For engineering communication, unit conversion also improves clarity in reports. Technical teams may work in ft/s internally, while project managers, clients, or regulators may better understand mph. A calculator reduces friction between those audiences. It also creates consistency when converting multiple measurements and makes it easier to validate assumptions with quick reference points.

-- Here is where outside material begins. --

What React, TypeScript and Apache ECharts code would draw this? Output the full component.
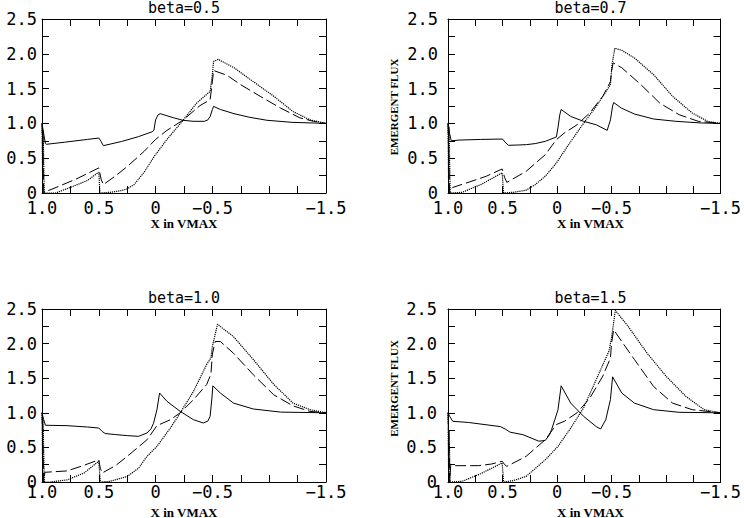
import React, { useEffect, useRef } from "react";
import * as echarts from "echarts";

// ---- Panel titles ----
const panelTitles = ["beta=0.5", "beta=0.7", "beta=1.0", "beta=1.5"];
const xAxisTitle = "X in VMAX";
const yAxisTitle = "EMERGENT FLUX";

// ---- Tick labels ----
const xLabelValues = [1.0, 0.5, 0, -0.5, -1.5];
const xLabelTexts = ["1.0", "0.5", "0", "\u22120.5", "\u22121.5"];
const yLabelValues = [0, 0.5, 1.0, 1.5, 2.0, 2.5];
const yLabelTexts = ["0", "0.5", "1.0", "1.5", "2.0", "2.5"];

// ---- beta = 0.5 ----
const solid05 = [[1.0,1.0],[0.985,0.85],[0.97,0.71],[0.96,0.70],[0.8,0.73],[0.6,0.77],[0.5,0.79],[0.48,0.74],[0.46,0.68],[0.3,0.74],[0.15,0.81],[0.03,0.88],[0.015,0.9],[0.0,1.05],[-0.02,1.12],[-0.04,1.14],[-0.1,1.11],[-0.16,1.08],[-0.24,1.045],[-0.33,1.03],[-0.43,1.03],[-0.46,1.05],[-0.48,1.10],[-0.5,1.2],[-0.51,1.245],[-0.57,1.20],[-0.69,1.14],[-0.83,1.087],[-0.98,1.045],[-1.2,1.015],[-1.5,1.0]];
const dashed05 = [[1.0,1.0],[0.99,0.4],[0.985,0.0],[0.975,0.02],[0.92,0.05],[0.7,0.2],[0.5,0.36],[0.48,0.2],[0.46,0.12],[0.35,0.25],[0.25,0.38],[0.1,0.6],[0.0,0.77],[-0.1,0.9],[-0.24,1.045],[-0.39,1.255],[-0.48,1.34],[-0.5,1.6],[-0.51,1.76],[-0.63,1.69],[-0.745,1.56],[-0.92,1.39],[-1.1,1.22],[-1.27,1.08],[-1.39,1.03],[-1.5,1.0]];
const dotted05 = [[1.0,1.0],[0.995,0.3],[0.99,0.9],[0.98,0.0],[0.88,0.0],[0.75,0.08],[0.6,0.18],[0.5,0.30],[0.49,0.0],[0.4,0.01],[0.3,0.035],[0.25,0.06],[0.19,0.12],[0.1,0.3],[0.01,0.53],[-0.1,0.77],[-0.24,1.04],[-0.36,1.29],[-0.48,1.46],[-0.5,1.7],[-0.51,1.89],[-0.55,1.92],[-0.69,1.80],[-0.86,1.60],[-1.04,1.39],[-1.21,1.17],[-1.36,1.05],[-1.5,1.0]];

// ---- beta = 0.7 ----
const solid07 = [[1.0,1.0],[0.985,0.85],[0.97,0.75],[0.9,0.76],[0.7,0.77],[0.5,0.775],[0.47,0.72],[0.445,0.685],[0.35,0.69],[0.28,0.695],[0.2,0.71],[0.108,0.742],[0.006,0.805],[-0.01,0.95],[-0.025,1.12],[-0.038,1.2],[-0.126,1.10],[-0.243,1.03],[-0.36,0.98],[-0.46,0.90],[-0.49,1.05],[-0.51,1.25],[-0.52,1.30],[-0.59,1.22],[-0.71,1.135],[-0.886,1.063],[-1.09,1.03],[-1.32,1.006],[-1.5,1.0]];
const dashed07 = [[1.0,1.0],[0.99,0.3],[0.985,0.0],[0.975,0.05],[0.956,0.08],[0.8,0.16],[0.65,0.24],[0.503,0.345],[0.48,0.22],[0.46,0.153],[0.284,0.31],[0.108,0.55],[0.006,0.766],[-0.067,0.862],[-0.184,0.98],[-0.30,1.15],[-0.42,1.39],[-0.49,1.6],[-0.5,1.75],[-0.515,1.87],[-0.594,1.8],[-0.77,1.556],[-0.944,1.29],[-1.12,1.125],[-1.295,1.03],[-1.5,1.0]];
const dotted07 = [[1.0,1.0],[0.995,0.2],[0.99,0.95],[0.98,0.0],[0.87,0.01],[0.7,0.12],[0.503,0.29],[0.49,0.0],[0.4,0.01],[0.284,0.04],[0.2,0.12],[0.108,0.24],[0.006,0.43],[-0.126,0.74],[-0.243,1.0],[-0.36,1.245],[-0.49,1.556],[-0.505,1.85],[-0.53,2.08],[-0.594,2.05],[-0.71,1.94],[-0.886,1.70],[-1.06,1.39],[-1.24,1.15],[-1.38,1.03],[-1.5,1.0]];

// ---- beta = 1.0 ----
const solid10 = [[1.0,1.0],[0.985,0.9],[0.97,0.82],[0.78,0.814],[0.6,0.795],[0.5,0.78],[0.47,0.73],[0.443,0.70],[0.35,0.685],[0.25,0.67],[0.15,0.66],[0.076,0.708],[0.04,0.77],[0.018,0.85],[-0.012,1.045],[-0.035,1.286],[-0.1,1.166],[-0.217,1.02],[-0.334,0.90],[-0.42,0.853],[-0.46,0.88],[-0.48,0.95],[-0.495,1.2],[-0.504,1.39],[-0.57,1.286],[-0.686,1.14],[-0.86,1.055],[-1.1,1.01],[-1.5,1.0]];
const dashed10 = [[1.0,1.0],[0.99,0.4],[0.985,0.0],[0.975,0.14],[0.78,0.16],[0.65,0.23],[0.5,0.32],[0.487,0.2],[0.47,0.13],[0.35,0.24],[0.25,0.37],[0.076,0.61],[-0.012,0.814],[-0.13,0.90],[-0.217,1.0],[-0.334,1.19],[-0.45,1.41],[-0.487,1.56],[-0.5,1.85],[-0.525,2.03],[-0.57,2.03],[-0.686,1.86],[-0.86,1.55],[-1.04,1.26],[-1.21,1.10],[-1.36,1.02],[-1.5,1.0]];
const dotted10 = [[1.0,1.0],[0.995,0.3],[0.99,0.9],[0.98,0.0],[0.93,0.0],[0.78,0.03],[0.63,0.13],[0.5,0.30],[0.487,0.0],[0.4,0.01],[0.25,0.08],[0.15,0.2],[0.076,0.37],[-0.012,0.515],[-0.13,0.78],[-0.217,1.0],[-0.334,1.31],[-0.45,1.70],[-0.487,1.79],[-0.5,1.96],[-0.545,2.28],[-0.686,2.10],[-0.86,1.77],[-1.04,1.41],[-1.21,1.14],[-1.36,1.045],[-1.5,1.0]];

// ---- beta = 1.5 ----
const solid15 = [[1.0,1.0],[0.985,0.95],[0.956,0.877],[0.81,0.86],[0.518,0.80],[0.47,0.76],[0.43,0.72],[0.313,0.684],[0.167,0.59],[0.108,0.60],[0.07,0.68],[0.05,0.756],[0.02,0.9],[-0.009,1.045],[-0.038,1.39],[-0.126,1.14],[-0.243,0.95],[-0.36,0.80],[-0.40,0.766],[-0.447,0.90],[-0.49,1.19],[-0.51,1.52],[-0.594,1.286],[-0.71,1.14],[-0.886,1.045],[-1.12,1.007],[-1.5,1.0]];
const dashed15 = [[1.0,1.0],[0.99,0.5],[0.985,0.0],[0.975,0.236],[0.72,0.236],[0.6,0.26],[0.503,0.30],[0.48,0.25],[0.46,0.226],[0.284,0.37],[0.108,0.61],[0.006,0.83],[-0.067,0.877],[-0.184,1.0],[-0.30,1.21],[-0.42,1.53],[-0.49,1.79],[-0.5,2.0],[-0.52,2.20],[-0.594,2.03],[-0.71,1.77],[-0.886,1.38],[-1.06,1.14],[-1.24,1.045],[-1.5,1.0]];
const dotted15 = [[1.0,1.0],[0.995,0.2],[0.99,0.75],[0.98,0.0],[0.87,0.01],[0.7,0.12],[0.503,0.275],[0.49,0.0],[0.4,0.02],[0.284,0.08],[0.108,0.32],[-0.009,0.515],[-0.126,0.78],[-0.243,1.07],[-0.36,1.48],[-0.476,1.89],[-0.50,2.08],[-0.535,2.48],[-0.652,2.25],[-0.827,1.86],[-1.0,1.53],[-1.18,1.24],[-1.35,1.045],[-1.5,1.0]];

const panelSeries = [
  [solid05, dashed05, dotted05],
  [solid07, dashed07, dotted07],
  [solid10, dashed10, dotted10],
  [solid15, dashed15, dotted15],
];

// layout (pixels)
const grids = [
  { left: 42, top: 19, width: 284, height: 174 },
  { left: 448, top: 19, width: 285, height: 174 },
  { left: 42, top: 309, width: 284, height: 173 },
  { left: 448, top: 309, width: 285, height: 173 },
];
const yLabelMargins = [5, 10, 5, 11];
const xLabelMargins = [8, 8, 3, 3];
const showYName = [false, true, false, true];

const TICK_FONT = "DejaVu Sans Mono";
const NAME_FONT = "Liberation Serif";

function fmtX(v: number) {
  const i = xLabelValues.findIndex((a) => Math.abs(a - v) < 1e-6);
  return i >= 0 ? xLabelTexts[i] : "";
}
function fmtY(v: number) {
  const i = yLabelValues.findIndex((a) => Math.abs(a - v) < 1e-6);
  return i >= 0 ? yLabelTexts[i] : "";
}

const lineTypes: any[] = ["solid", [11, 4], [1.2, 0.9]];
const lineWidths = [1, 1, 1.2];

export default function App() {
  const ref = useRef<HTMLDivElement>(null);
  useEffect(() => {
    if (!ref.current) return;
    const chart = echarts.init(ref.current, null, { renderer: "svg" });
    const xAxes: any[] = [];
    const yAxes: any[] = [];
    const series: any[] = [];
    const graphics: any[] = [];
    const tick = { show: true, inside: true, length: 7, lineStyle: { color: "#000", width: 1 } };
    const axLine = { show: true, onZero: false, lineStyle: { color: "#000", width: 1 } };
    grids.forEach((g, i) => {
      xAxes.push({
        type: "value", gridIndex: i, min: -1.5, max: 1.0, interval: 0.25, inverse: true,
        position: "bottom", axisLine: axLine, axisTick: tick, splitLine: { show: false },
        axisLabel: { formatter: fmtX, color: "#000", fontFamily: TICK_FONT, fontSize: 17,
          lineHeight: 13, margin: xLabelMargins[i], showMinLabel: true, showMaxLabel: true },
      });
      xAxes.push({
        type: "value", gridIndex: i, min: -1.5, max: 1.0, interval: 0.25, inverse: true,
        position: "top", axisLine: axLine, axisTick: tick, splitLine: { show: false },
        axisLabel: { show: false },
      });
      yAxes.push({
        type: "value", gridIndex: i, min: 0, max: 2.5, interval: 0.25,
        position: "left", axisLine: axLine, axisTick: tick, splitLine: { show: false },
        axisLabel: { formatter: fmtY, color: "#000", fontFamily: TICK_FONT, fontSize: 17,
          lineHeight: 13, margin: yLabelMargins[i], showMinLabel: true, showMaxLabel: true },
      });
      yAxes.push({
        type: "value", gridIndex: i, min: 0, max: 2.5, interval: 0.25,
        position: "right", axisLine: axLine, axisTick: tick, splitLine: { show: false },
        axisLabel: { show: false },
      });
      panelSeries[i].forEach((d, k) => {
        series.push({
          type: "line", xAxisIndex: 2 * i, yAxisIndex: 2 * i, data: d,
          showSymbol: false, symbol: "none", smooth: false,
          lineStyle: { color: "#000", width: lineWidths[k], type: lineTypes[k] },
        });
      });
      const cx = g.left + g.width / 2;
      graphics.push({
        type: "text", x: cx, y: g.top - 11,
        style: { text: panelTitles[i], fill: "#000", font: `15px "${TICK_FONT}"`,
          textAlign: "center", textVerticalAlign: "middle" },
      });
      graphics.push({
        type: "text", x: cx, y: g.top + g.height + 30,
        style: { text: xAxisTitle, fill: "#000", font: `bold 13px "${NAME_FONT}"`,
          textAlign: "center", textVerticalAlign: "middle" },
      });
      if (showYName[i]) {
        graphics.push({
          type: "text", x: g.left - 54, y: g.top + g.height / 2 + (i === 3 ? -7 : 1),
          rotation: Math.PI / 2,
          style: { text: yAxisTitle, fill: "#000", font: `bold 11px "${NAME_FONT}"`,
            textAlign: "center", textVerticalAlign: "middle" },
        });
      }
    });
    chart.setOption({
      animation: false,
      backgroundColor: "#fff",
      grid: grids.map((g) => ({ ...g, containLabel: false })),
      xAxis: xAxes,
      yAxis: yAxes,
      series,
      graphic: graphics,
    });
    return () => chart.dispose();
  }, []);
  return (
    <div
      ref={ref}
      style={{ position: "fixed", left: 0, top: 0, width: 744, height: 518, background: "#fff" }}
    />
  );
}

Authoritative Sources and Further Reading
For measurement standards, transportation references, and unit education, these authoritative resources are useful:
- National Institute of Standards and Technology (NIST) unit conversion resources
- Federal Highway Administration (FHWA)
- The Physics Classroom educational reference
Final Takeaway
To convert feet per second to mph in a calculator, multiply the ft/s value by 0.6818181818. That is the core rule. Everything else is about choosing the right precision, validating the units, and interpreting the answer in context. Whether you are solving a physics problem, checking a roadway speed, reviewing engineering data, or simply trying to understand a technical measurement, this conversion makes speed easier to interpret. Use the calculator above to get an instant result, compare nearby values on the chart, and build confidence with exact unit conversions.